Academic probation usually lasts one or two semesters. During that time, you keep taking classes, but you may face restrictions like reduced course loads or mandatory advising appointments. The probation itself isn’t the end of the road. What matters is what happens next. If your GPA doesn’t improve, the school can escalate to academic suspension, which means you’re barred from enrolling for a set period, often one or two semesters. Students who return from suspension and still can’t raise their grades face academic dismissal, which is permanent removal from the institution.
Some programs within a university set their own, higher bar. A nursing or engineering program might require a 2.5 or even a 2.75 to stay enrolled in the major. Falling below that threshold can get you removed from the program even if the university itself would keep you enrolled as a general student.
How Failing Affects Financial Aid
Federal financial aid requires you to maintain satisfactory academic progress, commonly called SAP. Each school sets its own SAP policy, but the standards generally include three components: a minimum cumulative GPA (usually 2.0), a completion rate (you must pass a certain percentage of the credits you attempt, often 67%), and a maximum time frame to finish your degree (typically 150% of the published program length, so six years for a four-year degree).
Failing a course hurts you on two of those fronts. The F lowers your GPA and counts as attempted but not completed credits, which damages your completion rate. If you fall below your school’s SAP standards, your federal grants and loans can be suspended. Most schools allow you to file an appeal if there were extenuating circumstances, but the burden is on you to demonstrate what went wrong and how you’ll fix it.
Retaking a Failed Course
Most colleges allow you to retake a course you’ve failed, and many offer some form of grade replacement for undergraduates. Under a typical grade replacement policy, only the highest grade earned appears in your GPA calculation, even though both attempts stay on your transcript. At the University of Arizona, for instance, when an undergraduate repeats a course, the GPA reflects only the highest grade. This means a strong second attempt can effectively erase the GPA damage from the F.
There are limits to be aware of. Many schools cap the number of courses eligible for grade replacement, sometimes at three or four over your entire undergraduate career.

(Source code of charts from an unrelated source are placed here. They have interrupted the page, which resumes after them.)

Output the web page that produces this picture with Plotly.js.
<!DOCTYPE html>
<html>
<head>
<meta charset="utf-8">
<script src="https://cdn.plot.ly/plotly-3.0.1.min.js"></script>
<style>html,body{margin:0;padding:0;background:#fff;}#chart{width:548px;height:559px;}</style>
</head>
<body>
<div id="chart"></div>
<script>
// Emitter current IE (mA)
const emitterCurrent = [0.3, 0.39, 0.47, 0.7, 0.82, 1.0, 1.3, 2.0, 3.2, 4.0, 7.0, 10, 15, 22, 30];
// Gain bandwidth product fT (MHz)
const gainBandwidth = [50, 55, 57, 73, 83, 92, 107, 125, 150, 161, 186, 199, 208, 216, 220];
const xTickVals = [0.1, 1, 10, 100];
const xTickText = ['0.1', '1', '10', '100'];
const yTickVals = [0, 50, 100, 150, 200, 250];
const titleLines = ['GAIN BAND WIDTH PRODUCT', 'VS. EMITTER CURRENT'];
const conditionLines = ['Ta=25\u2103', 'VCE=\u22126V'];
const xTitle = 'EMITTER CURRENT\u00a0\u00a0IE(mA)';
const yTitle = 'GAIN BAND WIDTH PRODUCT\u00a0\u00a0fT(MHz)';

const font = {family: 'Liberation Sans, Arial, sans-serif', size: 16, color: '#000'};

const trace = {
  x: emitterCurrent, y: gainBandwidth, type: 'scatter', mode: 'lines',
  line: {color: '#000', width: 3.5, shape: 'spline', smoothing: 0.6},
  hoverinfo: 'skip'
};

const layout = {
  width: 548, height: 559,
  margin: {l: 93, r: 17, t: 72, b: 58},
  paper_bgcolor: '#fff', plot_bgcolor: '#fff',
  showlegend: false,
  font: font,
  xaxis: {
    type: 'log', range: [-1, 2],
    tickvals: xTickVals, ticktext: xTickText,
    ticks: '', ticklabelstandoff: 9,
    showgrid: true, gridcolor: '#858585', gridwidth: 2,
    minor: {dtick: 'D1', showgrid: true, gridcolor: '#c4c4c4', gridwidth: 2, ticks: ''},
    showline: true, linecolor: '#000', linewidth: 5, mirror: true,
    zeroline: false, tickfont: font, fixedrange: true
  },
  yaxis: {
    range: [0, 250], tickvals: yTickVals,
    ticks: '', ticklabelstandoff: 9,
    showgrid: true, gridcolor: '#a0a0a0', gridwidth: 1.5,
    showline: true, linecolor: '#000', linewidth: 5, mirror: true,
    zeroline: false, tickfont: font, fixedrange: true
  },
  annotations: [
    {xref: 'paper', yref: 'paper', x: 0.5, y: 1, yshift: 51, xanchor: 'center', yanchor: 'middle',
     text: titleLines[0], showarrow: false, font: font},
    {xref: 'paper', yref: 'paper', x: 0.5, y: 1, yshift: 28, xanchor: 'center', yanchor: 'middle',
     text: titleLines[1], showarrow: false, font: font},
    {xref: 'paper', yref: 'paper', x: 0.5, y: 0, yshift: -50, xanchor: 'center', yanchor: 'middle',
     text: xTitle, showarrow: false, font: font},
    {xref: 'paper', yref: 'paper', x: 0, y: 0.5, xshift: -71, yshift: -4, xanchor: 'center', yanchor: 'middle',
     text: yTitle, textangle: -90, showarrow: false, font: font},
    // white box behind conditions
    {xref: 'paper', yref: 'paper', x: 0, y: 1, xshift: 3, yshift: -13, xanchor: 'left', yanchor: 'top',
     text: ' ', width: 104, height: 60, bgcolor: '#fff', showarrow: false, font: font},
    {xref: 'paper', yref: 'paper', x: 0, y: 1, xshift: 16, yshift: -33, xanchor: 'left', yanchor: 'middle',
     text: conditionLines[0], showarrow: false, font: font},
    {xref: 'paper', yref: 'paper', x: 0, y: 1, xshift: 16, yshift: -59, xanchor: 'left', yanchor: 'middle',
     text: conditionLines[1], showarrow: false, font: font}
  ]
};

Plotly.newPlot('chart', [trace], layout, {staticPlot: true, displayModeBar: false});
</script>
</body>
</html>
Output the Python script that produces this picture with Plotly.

Graduate students generally don’t get the same benefit. In graduate programs, all attempts typically count in the GPA, so retaking a failed course helps, but the original F still weighs on your average.
Even with grade replacement, the original F remains visible on your official transcript. Graduate school admissions committees and some competitive undergraduate programs will see every attempt. A retaken course with an improved grade tells a recovery story, but the initial failure doesn’t disappear from the record entirely.
Withdrawal vs. Failure
If you’re heading toward a failing grade and catch it early enough, withdrawing from the course is usually a better outcome. A W (withdrawal) appears on your transcript but carries no grade points, so it doesn’t lower your GPA. Every school sets a withdrawal deadline, typically several weeks into the semester, after which you’re locked into whatever grade you earn.
Withdrawals aren’t free of consequences, though. The course still counts as attempted credits for financial aid purposes, which can hurt your completion rate. And a transcript with multiple W’s can raise questions for future programs or employers. Still, a W is almost always preferable to an F when the math on passing no longer works out.
What “Failing Out” Actually Means
People often use “failing out” loosely, but the formal process has distinct stages. A single failed course doesn’t get you expelled. It takes a pattern of poor performance, reflected in a cumulative GPA below the school’s minimum, sustained over multiple semesters despite being placed on probation. The typical sequence is: probation after one bad semester, suspension if the next semester doesn’t improve, and dismissal if a return from suspension still doesn’t produce adequate grades.
The timeline varies by institution. Some schools move from probation to suspension after a single semester without improvement. Others give students two or even three probationary semesters before escalating. If you’re placed on probation, the specific terms will be spelled out in a letter or advising meeting, including exactly what GPA you need to hit and by when. That’s the number that matters most at that point, not the grade in any single class.